If you don't have a good selection of DMC or other floss at home, go to a craft store where there are plenty of colors. Choose 12 colors that are your colors. You might choose a rainbow of colors (red, orange, yellow, green, blue, purple, pink), a selection of neutrals (black, white, gray, brown), a monochrome palette (baby blue to deep navy), or just an assortment of colors.

Keep these colors together and work with them. Is there a color you always avoid? (This yellow doesn't go with my other colors!) Switch it out. Maybe a color that you simply must include got left out.

Embroider a project using only these colors. Does one stick out and drive you crazy? Are there any you didn't use? Did you need a color you didn't choose in the beginning? (I love to stitch flowers and I have 6 greens, but no flower colors!) Adapt and change.

Go a step further and narrow these colors to 5. Work from only these colors for a few days.
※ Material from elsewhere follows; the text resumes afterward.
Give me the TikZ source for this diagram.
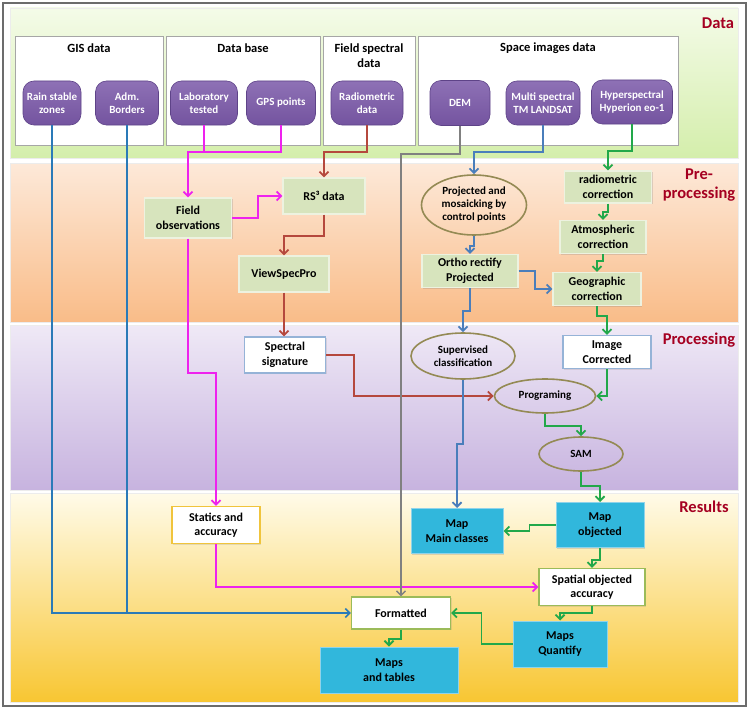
\documentclass[tikz,border=0pt]{standalone}
\usepackage{fontspec}
\setmainfont{Carlito}
\usetikzlibrary{arrows.meta,shapes.geometric,shadows}
\definecolor{purpC}{HTML}{7A58A8}
\definecolor{purpD}{HTML}{5E4388}
\definecolor{lgreen}{HTML}{D7E4BD}
\definecolor{lgreenD}{HTML}{EDF2E0}
\definecolor{cyanC}{HTML}{31B7DC}
\definecolor{cyanD}{HTML}{8FD3EA}
\definecolor{ellD}{HTML}{948A54}
\definecolor{magC}{HTML}{EE22EE}
\definecolor{brnC}{HTML}{B5483D}
\definecolor{gisC}{HTML}{2A7AB8}
\definecolor{stlC}{HTML}{4A7EBB}
\definecolor{grnC}{HTML}{22A84A}
\definecolor{gryC}{HTML}{808080}
\definecolor{titleC}{HTML}{A50021}
\definecolor{sigD}{HTML}{95B3D7}
\definecolor{statD}{HTML}{F0C43C}
\definecolor{okD}{HTML}{9BBB59}
\definecolor{dataT}{HTML}{F4FBE8}
\definecolor{dataB}{HTML}{D4EEAB}
\definecolor{preT}{HTML}{FDE9D9}
\definecolor{preB}{HTML}{F9BC88}
\definecolor{procT}{HTML}{EFE9F6}
\definecolor{procB}{HTML}{C7B3DF}
\definecolor{resT}{HTML}{FFFBE9}
\definecolor{resB}{HTML}{F8C632}
\begin{document}
\begin{tikzpicture}[x=1pt,y=-1pt,
  purp/.style={rounded corners=11pt, top color=purpC!85!white, bottom color=purpC!95!black, draw=purpD, line width=0.6pt, text=white, font=\bfseries\fontsize{11}{13}\selectfont, align=center, inner sep=1pt},
  grp/.style={draw=gray!70, line width=0.9pt, fill=white, anchor=north west, inner sep=0pt},
  grptitle/.style={font=\bfseries\fontsize{12.5}{15}\selectfont, align=center, inner sep=0pt},
  gbox/.style={fill=lgreen, draw=lgreenD, line width=1.2pt, font=\bfseries\fontsize{12}{14.5}\selectfont, align=center, inner sep=1pt, drop shadow={shadow xshift=1pt, shadow yshift=-1pt, opacity=0.25}},
  ell/.style={ellipse, draw=ellD, line width=1.6pt, font=\bfseries\fontsize{11}{13}\selectfont, align=center, inner sep=0pt},
  wbox/.style={fill=white, line width=1.2pt, font=\bfseries\fontsize{12}{14.5}\selectfont, align=center, inner sep=1pt, drop shadow={shadow xshift=1pt, shadow yshift=-1pt, opacity=0.2}},
  cbox/.style={fill=cyanC, draw=cyanD, line width=1pt, font=\bfseries\fontsize{12}{14.5}\selectfont, align=center, inner sep=1pt, drop shadow={shadow xshift=1pt, shadow yshift=-1pt, opacity=0.25}},
  sect/.style={font=\bfseries\fontsize{16.5}{19}\selectfont, text=titleC, align=center, inner sep=0pt},
  tip/.style={-{Straight Barb[length=4.5pt,width=9pt]}},
  mag/.style={draw=magC, line width=1.8pt},
  brn/.style={draw=brnC, line width=1.8pt},
  gis/.style={draw=gisC, line width=1.6pt},
  stl/.style={draw=stlC, line width=1.8pt},
  grn/.style={draw=grnC, line width=1.8pt},
  gry/.style={draw=gryC, line width=1.4pt}
]
\useasboundingbox (0,0) rectangle (750,709);
\fill[white] (0,0) rectangle (750,709);
\draw[gray!85!black, line width=2pt] (3,3) rectangle (746,706);
% bands
\shade[top color=dataT, bottom color=dataB] (10,8) rectangle (738,158);
\shade[top color=preT, bottom color=preB] (10,163) rectangle (738,322);
\shade[top color=procT, bottom color=procB] (10,325) rectangle (738,490);
\shade[top color=resT, bottom color=resB] (10,493) rectangle (738,702);
\draw[white!85!gray, line width=0.8pt] (10,8) rectangle (738,158);
\draw[white!85!gray, line width=0.8pt] (10,163) rectangle (738,322);
\draw[white!85!gray, line width=0.8pt] (10,325) rectangle (738,490);
\draw[white!85!gray, line width=0.8pt] (10,493) rectangle (738,702);
% section labels
\node[sect] (lData) at (718,23) {Data};
\node[sect] (lPre) at (699,185) {Pre-\\processing};
\node[sect] (lProc) at (699,340) {Processing};
\node[sect] (lRes) at (704,507) {Results};
% group boxes
\node[grp, minimum width=148pt, minimum height=109pt] (gGIS) at (15,36) {};
\node[grp, minimum width=154pt, minimum height=109pt] (gDB) at (166,36) {};
\node[grp, minimum width=92pt, minimum height=109pt] (gFS) at (323,36) {};
\node[grp, minimum width=260pt, minimum height=109pt] (gSI) at (418,36) {};
\node[grptitle] (tGIS) at (89,48) {GIS data};
\node[grptitle] (tDB) at (243,48) {Data base};
\node[grptitle] (tFS) at (369,56) {Field spectral\\data};
\node[grptitle] (tSI) at (548,48) {Space images data};
% data nodes
\node[purp, minimum width=58pt, minimum height=44pt] (rain) at (52,103) {Rain stable\\zones};
\node[purp, minimum width=63pt, minimum height=44pt] (adm) at (127,103) {Adm.\\Borders};
\node[purp, minimum width=67pt, minimum height=44pt] (lab) at (204,103) {Laboratory\\tested};
\node[purp, minimum width=69pt, minimum height=44pt] (gps) at (281,103) {GPS points};
\node[purp, minimum width=72pt, minimum height=44pt] (rad) at (367,103) {Radiometric\\data};
\node[purp, minimum width=60pt, minimum height=45pt] (dem) at (460,103) {DEM};
\node[purp, minimum width=74pt, minimum height=44pt] (ms) at (543,103) {Multi spectral\\TM LANDSAT};
\node[purp, minimum width=81pt, minimum height=44pt] (hyp) at (632,102) {Hyperspectral\\Hyperion eo-1};
% pre-processing
\node[gbox, minimum width=87pt, minimum height=40pt] (fobs) at (188,218) {Field\\observations};
\node[gbox, minimum width=82pt, minimum height=36pt] (rs3) at (324,196) {RS³ data};
\node[gbox, minimum width=90pt, minimum height=36pt] (vsp) at (284,274) {ViewSpecPro};
\node[ell, minimum width=105pt, minimum height=60pt] (proj) at (474,205) {Projected and\\mosaicking by\\control points};
\node[gbox, minimum width=87pt, minimum height=32pt] (rc) at (608,187) {radiometric\\correction};
\node[gbox, minimum width=86pt, minimum height=33pt] (atm) at (603,237) {Atmospheric\\correction};
\node[gbox, minimum width=96pt, minimum height=33pt] (ortho) at (470,271) {Ortho rectify\\Projected};
\node[gbox, minimum width=88pt, minimum height=33pt] (geo) at (597,289) {Geographic\\correction};
% processing
\node[wbox, draw=sigD, minimum width=81pt, minimum height=36pt] (spec) at (285,355) {Spectral\\signature};
\node[ell, minimum width=104pt, minimum height=46pt] (sup) at (463,356) {Supervised\\classification};
\node[wbox, draw=sigD, minimum width=88pt, minimum height=33pt] (ic) at (607,352) {Image\\Corrected};
\node[ell, minimum width=101pt, minimum height=34pt] (prog) at (545,396) {Programing};
\node[ell, minimum width=84pt, minimum height=34pt] (sam) at (581,454) {SAM};
% results
\node[wbox, draw=statD, minimum width=88pt, minimum height=37pt] (stat) at (216,525) {Statics and\\accuracy};
\node[cbox, minimum width=92pt, minimum height=45pt] (mmc) at (457,531) {Map\\Main classes};
\node[cbox, minimum width=88pt, minimum height=45pt] (mo) at (600,525) {Map\\objected};
\node[wbox, draw=okD, minimum width=106pt, minimum height=37pt] (spat) at (592,587) {Spatial objected\\accuracy};
\node[wbox, draw=okD, minimum width=99pt, minimum height=32pt] (fmt) at (401,613) {Formatted};
\node[cbox, minimum width=94pt, minimum height=46pt] (mq) at (560,644) {Maps\\Quantify};
\node[cbox, minimum width=138pt, minimum height=46pt] (mt) at (389,670) {Maps\\and tables};
% connectors: GIS (blue)
\draw[gis, tip] (rain.south) |- (fmt.west);
\draw[gis] (adm.south) -- (adm.south |- fmt.west);
% magenta
\coordinate (m1) at (188,152);
\draw[mag] (lab.south) -- (lab.south |- m1);
\draw[mag, tip] (gps.south) |- (m1) -- (fobs.north);
\draw[mag, tip] (fobs.east) -- ++(26,0) |- (rs3.west);
\draw[mag, tip] (fobs.south) -- ++(0,134) -| (stat.north);
\draw[mag, tip] (stat.south) |- (spat.west);
% brown
\draw[brn, tip] (rad.south) -- ++(0,27) -| (rs3.north);
\draw[brn, tip] (rs3.south) -- ++(0,21) -| (vsp.north);
\draw[brn, tip] (vsp.south) -- (vsp.south |- spec.north);
\draw[brn, tip] (spec.east) -- ++(28,0) |- (prog.west);
% gray
\draw[gry, tip] (dem.south) -- ++(0,28) -| (fmt.north);
% steel blue
\draw[stl, tip] (ms.south) -- ++(0,27) -| (proj.north);
\draw[stl, tip] (proj.south) -- ++(0,10) -| (ortho.north);
\draw[stl, tip] (ortho.east) -- ++(16,0) |- (geo.west);
\draw[stl, tip] (ortho.south) -- ++(0,23) -| (sup.north);
\draw[stl, tip] (sup.south) -- ++(0,64) -| (mmc.north);
% green
\draw[grn, tip] (hyp.south) -- ++(0,27) -| (rc.north);
\draw[grn, tip] (rc.south) -- ++(0,8) -| (atm.north);
\draw[grn, tip] (atm.south) -- ++(0,7) -| (geo.north);
\draw[grn, tip] (geo.south) -- ++(0,10) -| (ic.north);
\draw[grn, tip] (ic.south) |- (prog.east);
\draw[grn, tip] (prog.south) -- ++(0,12) -| (sam.north);
\draw[grn, tip] (sam.south) -- ++(0,14) -| (mo.north);
\draw[grn, tip] (mo.west) -- ++(-26,0) |- (mmc.east);
\draw[grn, tip] (mo.south) -- ++(0,12) -| (spat.north);
\draw[grn, tip] (spat.south) -- ++(0,7) -| (mq.north);
\draw[grn, tip] (mq.west) -- ++(-31,0) |- (fmt.east);
\draw[grn, tip] (fmt.south) -- ++(0,9) -| (mt.north);
\end{tikzpicture}
\end{document}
What works? What doesn't? What changes need to be made?

What other crafts you do? Can you find these 12 colors in yarn? In paint? In markers or colored pencils?

Knowing your favorite or most used colors can save you money since you can buy only those colors and know you will use them. Ever bought fabric that you got home with and the color just wouldn't work for anything? Wouldn't it be great to buy a supply and know that color will be used?

You might want to expand the colors to 20 if you need more colors to work with or, perhaps, you decide your just right grouping of colors is 8. Adjust and refine to make it work for you.